– Сам болтуном стал отменным, – признался Сценарист. – Собеседника не расшевелишь молчанием.
– Вот-вот, – добродушно улыбнулся Егор. – Мне хочется отдачи. Во взгляде, в интересном споре, в живой беседе. В оценке моих бредней другими.
– Вы упомянули об отце, – напомнил Сценарист.
– Да-да. Отец по профессии был археологом, но интересовался многим. Всем. Архивариус он знатный был, собиратель… всего самого необычного. Эрудит. Мог ответить на любой… практически, на любой вопрос. С советских времён, когда замалчивали подобную информацию, собирал свидетельства очевидцев о самых странных земных, небесных явлениях в нашем крае, об аномальных зонах, об НЛО. О многом подобном. Раскладывал по отдельным папкам вырезки из газет, журналов.
В детстве мне запомнился его рассказ о встрече во время войны американца на «Мустанге»20 с «летающей тарелкой», которую пилот принял за летательный аппарат фашистов. Отец перевёл статью с польского языка. Под впечатлением приукрашенного пересказа отца я срисовал, скопировал журнальную иллюстрацию, хвастал перед школьными друзьями, откровенно врал, что именно мой дед воевал, летал на американском истребителе и встретил инопланетную тарелку в небе.
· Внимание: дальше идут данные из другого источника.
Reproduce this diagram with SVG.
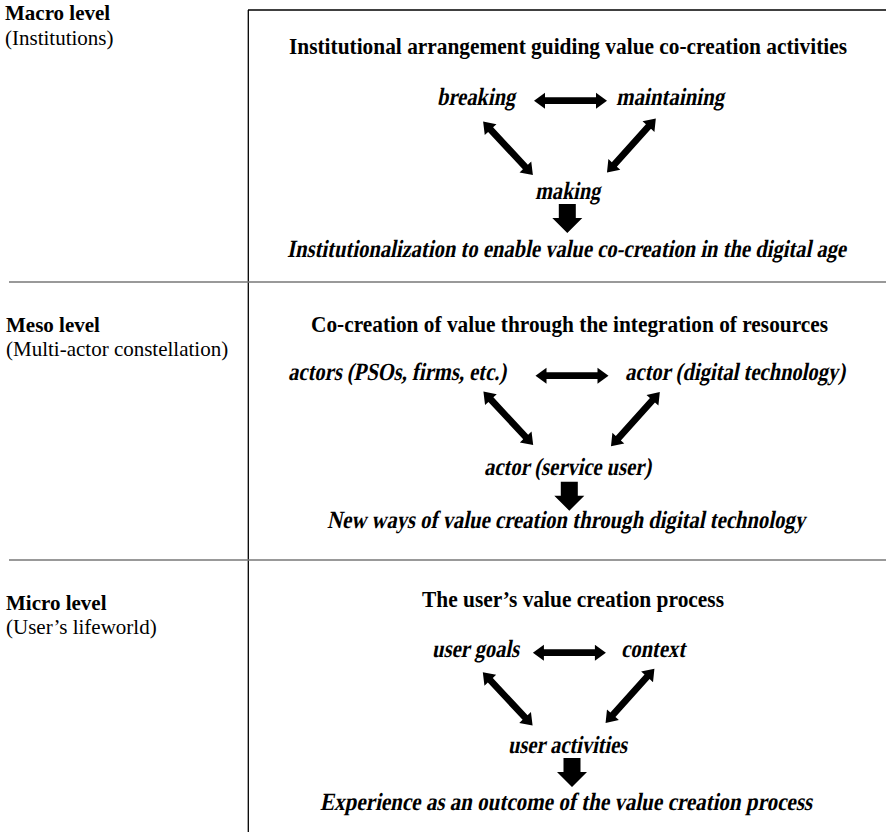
<svg xmlns="http://www.w3.org/2000/svg" xmlns:xlink="http://www.w3.org/1999/xlink" width="886" height="832" viewBox="0 0 886 832">
<style>
text{font-family:"Liberation Serif","Times New Roman",serif;fill:#000}
.lbl{font-size:21px}
.b{font-weight:bold}
.t{font-size:21.5px;font-weight:bold}
.i{font-size:21.5px;font-weight:bold}
.frame{stroke:#000;stroke-width:1.3;fill:none}
.sep{stroke:#777;stroke-width:1.5;fill:none}
</style>
<defs>
<path id="dbl" d="M-36.5,0 L-25.5,-8 L-25.5,-3.4 L25.5,-3.4 L25.5,-8 L36.5,0 L25.5,8 L25.5,3.4 L-25.5,3.4 L-25.5,8 Z" fill="#000"/>
<path id="down" d="M-8.5,0 L8.5,0 L8.5,14 L15,14 L0,29 L-15,14 L-8.5,14 Z" fill="#000"/>
</defs>
<rect width="886" height="832" fill="#fff"/>
<g id="frame">
<line class="frame" x1="248" y1="10" x2="886" y2="10"/>
<line class="frame" x1="248.3" y1="10" x2="248.3" y2="832"/>
<line class="sep" x1="9" y1="282" x2="886" y2="282"/>
<line class="sep" x1="9" y1="560" x2="886" y2="560"/>
</g>
<g id="levels">
<g id="macro-label"><text class="lbl b" x="5" y="20">Macro level</text><text class="lbl" x="5" y="45">(Institutions)</text></g>
<g id="meso-label"><text class="lbl b" x="6" y="332">Meso level</text><text class="lbl" x="6" y="356">(Multi-actor constellation)</text></g>
<g id="micro-label"><text class="lbl b" x="6" y="610">Micro level</text><text class="lbl" x="6" y="634">(User’s lifeworld)</text></g>
</g>
<g id="macro">
<g id="macro-title"><text class="t" transform="translate(289,54) scale(1,1.08)" textLength="558" lengthAdjust="spacingAndGlyphs">Institutional arrangement guiding value co-creation activities</text></g>
<g id="breaking"><text class="i" transform="translate(437,105) scale(1,1.15) skewX(-13)" textLength="78" lengthAdjust="spacingAndGlyphs">breaking</text></g>
<g id="maintaining"><text class="i" transform="translate(616,105) scale(1,1.15) skewX(-13)" textLength="108" lengthAdjust="spacingAndGlyphs">maintaining</text></g>
<g id="making"><text class="i" transform="translate(535,199) scale(1,1.15) skewX(-13)" textLength="65" lengthAdjust="spacingAndGlyphs">making</text></g>
<g id="institutionalization"><text class="i" transform="translate(287,257) scale(1,1.15) skewX(-13)" textLength="559" lengthAdjust="spacingAndGlyphs">Institutionalization to enable value co-creation in the digital age</text></g>
</g>
<g id="meso">
<g id="meso-title"><text class="t" transform="translate(311,332) scale(1,1.08)" textLength="517" lengthAdjust="spacingAndGlyphs">Co-creation of value through the integration of resources</text></g>
<g id="actors"><text class="i" transform="translate(288,380) scale(1,1.15) skewX(-13)" textLength="218" lengthAdjust="spacingAndGlyphs">actors (PSOs, firms, etc.)</text></g>
<g id="actor-digital"><text class="i" transform="translate(625,380) scale(1,1.15) skewX(-13)" textLength="220" lengthAdjust="spacingAndGlyphs">actor (digital technology)</text></g>
<g id="actor-user"><text class="i" transform="translate(484,475) scale(1,1.15) skewX(-13)" textLength="167" lengthAdjust="spacingAndGlyphs">actor (service user)</text></g>
<g id="new-ways"><text class="i" transform="translate(327,528) scale(1,1.15) skewX(-13)" textLength="478" lengthAdjust="spacingAndGlyphs">New ways of value creation through digital technology</text></g>
</g>
<g id="micro">
<g id="micro-title"><text class="t" transform="translate(422,607) scale(1,1.08)" textLength="302" lengthAdjust="spacingAndGlyphs">The user’s value creation process</text></g>
<g id="user-goals"><text class="i" transform="translate(432,657) scale(1,1.15) skewX(-13)" textLength="87" lengthAdjust="spacingAndGlyphs">user goals</text></g>
<g id="context"><text class="i" transform="translate(621,657) scale(1,1.15) skewX(-13)" textLength="64" lengthAdjust="spacingAndGlyphs">context</text></g>
<g id="user-activities"><text class="i" transform="translate(508,753) scale(1,1.15) skewX(-13)" textLength="119" lengthAdjust="spacingAndGlyphs">user activities</text></g>
<g id="experience"><text class="i" transform="translate(320,810) scale(1,1.15) skewX(-13)" textLength="492" lengthAdjust="spacingAndGlyphs">Experience as an outcome of the value creation process</text></g>
</g>
<g id="connectors">
<use xlink:href="#dbl" href="#dbl" transform="translate(570.5,100.7)"/>
<use xlink:href="#dbl" href="#dbl" transform="translate(508,148.3) rotate(47)"/>
<use xlink:href="#dbl" href="#dbl" transform="translate(631.4,145.5) rotate(-48)"/>
<use xlink:href="#down" href="#down" transform="translate(567.3,204)"/>
<use xlink:href="#dbl" href="#dbl" transform="translate(572,375.7)"/>
<use xlink:href="#dbl" href="#dbl" transform="translate(508.3,418.3) rotate(47)"/>
<use xlink:href="#dbl" href="#dbl" transform="translate(635.4,419.2) rotate(-48)"/>
<use xlink:href="#down" href="#down" transform="translate(569.3,481.7)"/>
<use xlink:href="#dbl" href="#dbl" transform="translate(569.4,652.7)"/>
<use xlink:href="#dbl" href="#dbl" transform="translate(507.7,698.9) rotate(47)"/>
<use xlink:href="#dbl" href="#dbl" transform="translate(630,695.8) rotate(-48)"/>
<use xlink:href="#down" href="#down" transform="translate(572,758)"/>
</g>
</svg>
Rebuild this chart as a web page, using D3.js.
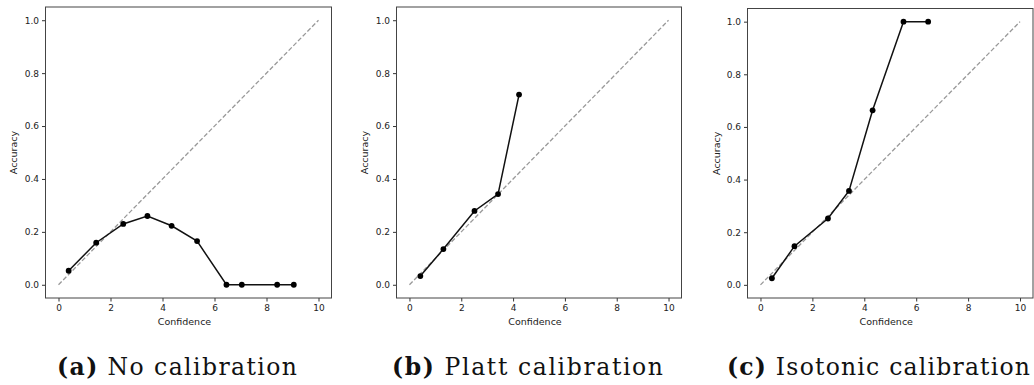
<!DOCTYPE html>
<html>
<head>
<meta charset="utf-8">
<script src="https://cdn.jsdelivr.net/npm/d3@7"></script>
<style>
  body { margin: 0; background: #fff; }
  .tick text { font-family: "DejaVu Sans", sans-serif; font-size: 9px; fill: #222; }
  .axisText { font-family: "DejaVu Sans", sans-serif; font-size: 9.5px; fill: #222; }
  .caption { font-family: "DejaVu Serif", serif; font-size: 23.5px; fill: #111; }
</style>
</head>
<body>
<div id="figure"></div>
<script>
var svgWidth = 1034;
var svgHeight = 385;

// panel captions
var captionTags = ["(a)", "(b)", "(c)"];
var captionTexts = ["No calibration", "Platt calibration", "Isotonic calibration"];

// reliability curves
var noCalConfidence = [0.39, 1.45, 2.49, 3.42, 4.35, 5.33, 6.46, 7.05, 8.41, 9.05];
var noCalAccuracy = [0.053, 0.159, 0.230, 0.260, 0.223, 0.165, 0, 0, 0, 0];

var plattConfidence = [0.42, 1.31, 2.51, 3.42, 4.23];
var plattAccuracy = [0.033, 0.135, 0.279, 0.343, 0.719];

var isoConfidence = [0.44, 1.31, 2.60, 3.41, 4.32, 5.51, 6.46];
var isoAccuracy = [0.025, 0.147, 0.252, 0.357, 0.663, 1.0, 1.0];

// perfect calibration reference
var diagConfidence = [0, 10];
var diagAccuracy = [0, 1];

var xTicks = [0, 2, 4, 6, 8, 10];
var yTicks = [0, 0.2, 0.4, 0.6, 0.8, 1.0];

var panels = [
    { x: noCalConfidence, y: noCalAccuracy, left: 45.5, right: 331.5, top: 7, bottom: 298, capL: 57, capR: 297, labX: 13.5 },
    { x: plattConfidence, y: plattAccuracy, left: 396.5, right: 681.5, top: 7, bottom: 298, capL: 392, capR: 663, labX: 365 },
    { x: isoConfidence, y: isoAccuracy, left: 747.5, right: 1033, top: 8.5, bottom: 298, capL: 727, capR: 1030, labX: 717 }
];

var svg = d3.select("#figure")
    .append("svg")
    .attr("width", svgWidth)
    .attr("height", svgHeight);

panels.forEach(function (p, i) {
    var xScale = d3.scaleLinear().domain([-0.5, 10.5]).range([p.left, p.right]);
    var yScale = d3.scaleLinear().domain([-0.05, 1.05]).range([p.bottom, p.top]);

    var g = svg.append("g");

    // axes
    g.append("g")
        .attr("transform", `translate(0, ${p.bottom})`)
        .call(d3.axisBottom(xScale).tickValues(xTicks).tickFormat(d3.format("d")).tickSizeOuter(0).tickSize(3.5).tickPadding(3))
        .call(s => s.select(".domain").remove())
        .call(s => s.selectAll(".tick line").attr("stroke", "#333"));

    g.append("g")
        .attr("transform", `translate(${p.left}, 0)`)
        .call(d3.axisLeft(yScale).tickValues(yTicks).tickFormat(d3.format(".1f")).tickSizeOuter(0).tickSize(3.5).tickPadding(3))
        .call(s => s.select(".domain").remove())
        .call(s => s.selectAll(".tick line").attr("stroke", "#333"));

    g.selectAll(".tick text").attr("font-family", null).attr("font-size", null);

    // frame
    g.append("rect")
        .attr("x", p.left)
        .attr("y", p.top)
        .attr("width", p.right - p.left)
        .attr("height", p.bottom - p.top)
        .attr("fill", "none")
        .attr("stroke", "#444")
        .attr("stroke-width", 1);

    // diagonal
    var diag = d3.line().x((d, j) => xScale(diagConfidence[j])).y((d, j) => yScale(diagAccuracy[j]));
    g.append("path")
        .attr("d", diag(diagConfidence))
        .attr("fill", "none")
        .attr("stroke", "#999")
        .attr("stroke-width", 1.3)
        .attr("stroke-dasharray", "4.5,2.2");

    // curve
    var line = d3.line().x((d, j) => xScale(p.x[j])).y((d, j) => yScale(p.y[j]));
    g.append("path")
        .attr("d", line(p.x))
        .attr("fill", "none")
        .attr("stroke", "#111")
        .attr("stroke-width", 1.5);

    g.selectAll("circle")
        .data(p.x)
        .enter()
        .append("circle")
        .attr("cx", d => xScale(d))
        .attr("cy", (d, j) => yScale(p.y[j]))
        .attr("r", 2.9)
        .attr("fill", "#000");

    // axis labels
    g.append("text")
        .attr("class", "axisText")
        .attr("x", (p.left + p.right) / 2 - 4)
        .attr("y", 325)
        .attr("text-anchor", "middle")
        .text("Confidence");

    g.append("text")
        .attr("class", "axisText")
        .attr("transform", `translate(${p.labX + 3}, ${(p.top + p.bottom) / 2}) rotate(-90)`)
        .attr("text-anchor", "middle")
        .text("Accuracy");

    // caption
    var cap = g.append("text")
        .attr("class", "caption")
        .attr("x", p.capL)
        .attr("y", 375)
        .attr("textLength", p.capR - p.capL)
        .attr("lengthAdjust", "spacing");
    cap.append("tspan").attr("font-weight", "bold").text(captionTags[i]);
    cap.append("tspan").text(" " + captionTexts[i]);
});
</script>
</body>
</html>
Часть этой фантазии была правдой.
Дед по матери во время войны был лётчиком -испытателем, погиб на «Мустанге» при странных обстоятельствах, схожих со встречей с неопознанным летательным объектом. Все наши с отцом жалкие попытки выяснить подробности гибели деда ничего не принесли. Из архива НИИ ВВС приходили отписки, уведомления, сообщали: «Запрашиваемые материалы представляют государственную тайну».
Вскоре поступил «сигнал» от неких «ответственных лиц» из Москвы о «слишком» любопытном археологе. Отца вызвали в комитет партии Сургута, «проработали» на «партактиве», настоятельно посоветовали не заниматься чепухой. Разъяснили: на дворе не 37-й год, но угодить в тюрьму за «шпионскую деятельность» можно запросто, уехать далеко и засесть надолго. В квартиру к нам в тот же вечер нагрянули люди в штатском с ордером на обыск, вытряхнули ящики даже с бельём, разворошили семейные архивы. Изъяли все документы, вырезки из газет, записи отца, связанные с аномальными и необычными явлениями в крае. В то время мне было лет пять-шесть, точно не помню. Прятался от страшных взрослых в ванной комнатке. Залёг одетым в ванну, завалил себя грязным бельём, трусливо притаился. Думал, пришли нас… пристрелить.
Меня впечатлили, надолго засели в детскую память рассказы отца о сталинских репрессиях, злобных чекистах, кто расстрелял нашего прадеда по отцовской линии. Заодно убили и прабабушку, «белогвардейскую подстилку». Она не отреклась, до конца цеплялась за мужа, «недобитка» и «белую сволочь».
Мальчишкой, в пятнадцать лет, прадед получил бронзовый Георгиевский крест за храбрость. В семнадцать воевал унтер-офицером в армии генерала Врангеля в Крыму, но бежать от «красного террора» не смог по болезни. Схватил туберкулёз. Вынужден был остаться в Керчи, когда уходили последние переполненные суда с беженцами. Прадед вернулся на малую родину в Сибирь, где его арестовали, отвезли в Новосибирск и расстреляли без суда и следствия в подвалах местного ЧК.
«Настигла кровавая рука возмездия пролетариата», – написали о моём прадедушке в местной газетёнке «Колхозник»21 за 1937 год. Деду по отцу тогда не исполнилось и пяти лет. Остался сиротой. Выживал с трудом. Отец родился после войны. Сохранил дедовские вырезки из «Колхозника» с гневными статьями о расстрелянных, посаженных, сосланных на каторгу «подлецах, предателях, изменниках Родины». Пока не изъяли при обыске все материалы нынешние потомки чекистов.